Marylebone Green Playground, Regents Park
This playground, near the southeast corner of Regents Park, was renovated in early 2013 and now is one of the city’s newest. That means the play structures are in mint condition. It also means the park’s awesomeness is still a relative secret (we stumbled upon it).
What makes this park great are its “action” structures. There’s a slide that’s taller and longer than most others in the city, and to get to the top, you have to climb 34 concrete steps. There’s a field of giant octagons on which kids (and grownups, for that matter) can climb. There’s also a section of natural climbing obstacles that includes a felled tree and giant boulders.

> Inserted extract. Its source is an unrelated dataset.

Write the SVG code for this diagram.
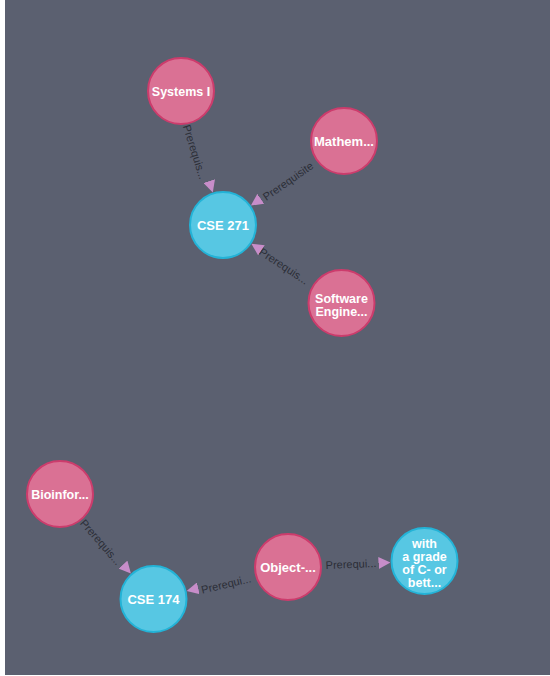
<svg xmlns="http://www.w3.org/2000/svg" width="550" height="676" viewBox="0 0 550 676">
<defs>
<style>
.bg{fill:#5b6070}
.pink{fill:#da7194;stroke:#cc3c6c;stroke-width:2}
.blue{fill:#57c7e3;stroke:#23b3d7;stroke-width:2}
.nl{font-family:"Liberation Sans",Arial,sans-serif;font-size:13px;font-weight:bold;fill:#ffffff;text-anchor:middle}
.nl2{font-family:"Liberation Sans",Arial,sans-serif;font-size:12.5px;font-weight:bold;fill:#ffffff;text-anchor:middle}
.edge{stroke:none;fill:none}
.el{font-family:"Liberation Sans",Arial,sans-serif;font-size:11px;fill:#2b2e37;text-anchor:middle;dominant-baseline:central}
</style>
<marker id="arr" markerUnits="userSpaceOnUse" markerWidth="12" markerHeight="12" refX="10" refY="5" orient="auto" viewBox="0 0 10 10">
<path d="M0,0 L10,5 L0,10 z" fill="#c78dc9"/>
</marker>
</defs>
<rect width="550" height="676" fill="#ffffff"/>
<rect class="bg" x="5" y="0" width="545" height="675"/>
<g id="connectors">
<line class="edge" x1="191.2" y1="123.4" x2="212.8" y2="192.6" marker-end="url(#arr)"/>
<text class="el" transform="translate(195,152) rotate(72.6)">Prerequis...</text>
<line class="edge" x1="316.1" y1="160.4" x2="250.9" y2="205.6" marker-end="url(#arr)"/>
<text class="el" transform="translate(288,181) rotate(-34.8)">Prerequisite</text>
<line class="edge" x1="313.1" y1="284.3" x2="251.4" y2="243.7" marker-end="url(#arr)"/>
<text class="el" transform="translate(284,266) rotate(33.4)">Prerequis...</text>
<line class="edge" x1="82.6" y1="519.4" x2="130.9" y2="573.6" marker-end="url(#arr)"/>
<text class="el" transform="translate(101,542) rotate(49)">Prerequis...</text>
<line class="edge" x1="254.9" y1="574.9" x2="186.6" y2="591.1" marker-end="url(#arr)"/>
<text class="el" transform="translate(226,584) rotate(-13.4)">Prerequi...</text>
<line class="edge" x1="322" y1="565.5" x2="390.5" y2="562.5" marker-end="url(#arr)"/>
<text class="el" transform="translate(351,564) rotate(-2.5)">Prerequi...</text>
</g>
<g id="systems1"><circle class="pink" cx="181" cy="91" r="33"/><text class="nl2" x="181" y="95.5">Systems I</text></g>
<g id="mathem"><circle class="pink" cx="344" cy="141" r="33"/><text class="nl" x="344" y="145.5">Mathem...</text></g>
<g id="cse271"><circle class="blue" cx="223" cy="225" r="33"/><text class="nl" x="223" y="229.5">CSE 271</text></g>
<g id="software"><circle class="pink" cx="341.5" cy="303" r="33"/><text class="nl2" x="341.5" y="302.5">Software</text><text class="nl2" x="341.5" y="316">Engine...</text></g>
<g id="bioinfor"><circle class="pink" cx="60" cy="494" r="33"/><text class="nl2" x="60" y="498.5">Bioinfor...</text></g>
<g id="cse174"><circle class="blue" cx="153.5" cy="599" r="33"/><text class="nl" x="153.5" y="603.5">CSE 174</text></g>
<g id="object"><circle class="pink" cx="288" cy="567" r="33"/><text class="nl" x="288" y="571.5">Object-...</text></g>
<g id="withgrade"><circle class="blue" cx="424.5" cy="561" r="33"/><text class="nl2" x="424.5" y="548">with</text><text class="nl2" x="424.5" y="561">a grade</text><text class="nl2" x="424.5" y="574">of C- or</text><text class="nl2" x="424.5" y="587">bett...</text></g>
</svg>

On our visits, my kids loved the natural stuff; they’d spend hours (literally) shimmying from branch to branch of the felled trees and hours more climbing up and down the giant rocks. These scenes only were surpassed in cuteness when our younger girl referred to herself as “a wood elf.”
Coram’s Fields, Holborn
A sign at the front gate of this wonderland states that no adults are allowed entry unless otherwise accompanied by a child. The warning is a great window into the mindset behind one of the oldest playgrounds in town. All told, the seven-acre, walled-in destination comprises three playgrounds, a youth center, a children’s center, sports fields, a farm (with goats!), and a café.
Members of our family loved Coram’s Fields for different things. My kids still talk about the treehouse, which has a number of slides from the top back down to the ground. Meanwhile, my wife and I appreciated the child-only bathrooms, all of which were equipped with changing tables and emergency diapers, just in case.
Viewfinder Tip: The weather changes quickly in London; be sure every member of your family hits the playground with appropriate rain gear.
Other playgrounds worth noting
Of course London has dozens of other playgrounds worth noting. The adventure playground in Battersea Park, for instance, received a makeover in the spring of 2013 and now is better than ever. The playground in Kew Gardens boasts a bunch of treetop suspension bridges – it’s like a playground Ewok village come to life.
We loved the playground in the St. John’s Wood Church grounds, largely because it had some of the best sight-lines we experienced in all of London. Then, of course, there was the child play area at Paddington Recreation Ground – our “home” playground and a spot we visited literally two or three times a week.
The bottom line is that, at least in London, playgrounds truly are focal points of their respective communities. That’s more than you can say about these spots in other places. And it makes them all worth your while.
What do you look for in playgrounds when you travel?